UK telecoms and mobile provider Three has officially activate it's 5G ultrafast mobile broadband network in parts of London, according to China Daily.
Prior to the announcement CEO of Three, Dave Dyson said that 5G will revolutionise home broadband, as reported by the Evening Standard.
“Three’s 5G is going to revolutionise the home broadband experience. No more paying for landline rental, no more waiting for engineers, and even a same day delivery option. It really is the straightforward plug and play broadband that customers have been waiting for" he said.

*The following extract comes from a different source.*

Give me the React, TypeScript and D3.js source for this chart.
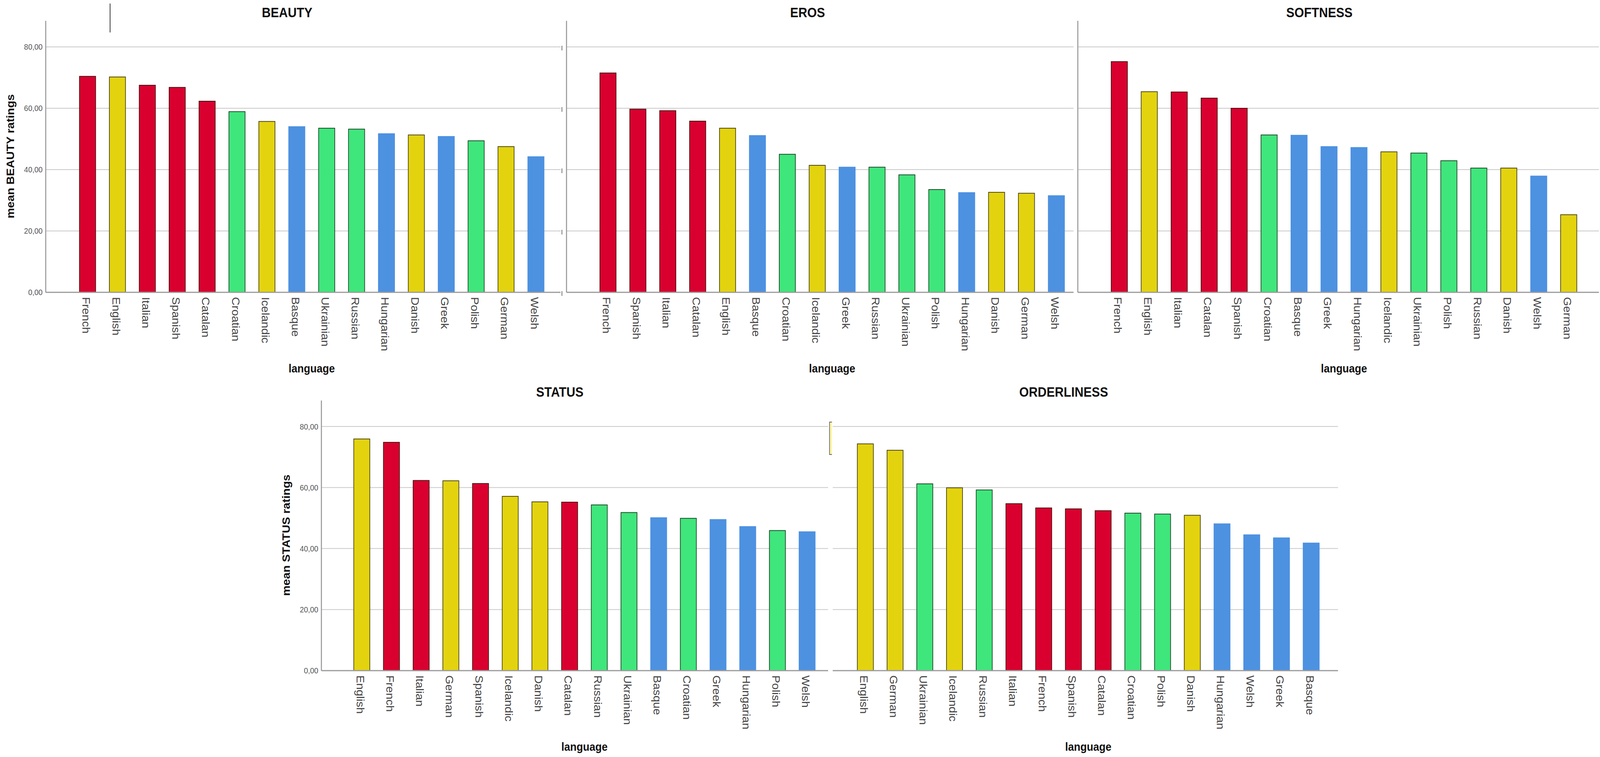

"We’ve taken a simple approach with one single truly unlimited data plan to give customers the opportunity to fully explore 5G and all its exciting possibilities. The ease and immediacy of it all means home broadband using 5G is going to be key to the future of the connected home.”
Three predict that 80% of their network traffic will eventually be covered by 5G before 3 years.
The mobile service at no extra cost on their contract, SIM only and PAYG mobile plans.
“Unlimited” data will also continue to be available.
The service using a Huawei 5G CPE provider which is capable of supporting up to 64 devices connected through WIFI and also includes 2 x Gigabit Ethernet (LAN) ports.
It will first only be applied to home broadband and is planned to initially cover 25 towns and cities by the end of 2019 and deliver “at least 2x faster” internet speeds. This promise is yet to be demonstrated however.
The decision to launch the network on a Huawei device is mired in controversy however as the UK governments decision to allow Huawei access to it's 5G infrastructure remain's uncertain.
The Trump administration has made efforts to push the UK and other allies to restrict Huawei due to alleged links to the ruling Communist Party in Beijing, citing spying and national security risks.
China and Huawei have denied the accusations and offered to sign a "no spy" agreement with the UK.
The May government made no official decision on whether to allow Huawei access to 5G but did grant them access to 'non-core' infrastructure, to the frustration of key UK telecoms providers.
Confusion has not been dampened since the ascension of Boris Johnson to the position of Prime Minister in July either.
Johnson has expressed enthusiasm regarding a trade deal with China and the 'one-belt-one-road' project.
However, his closeness with US President Donald Trump, who has threatened to derail a US-UK trade deal unless the UK agrees to follow the US line on Huawei, could see Britain fall in line with the administration's stance.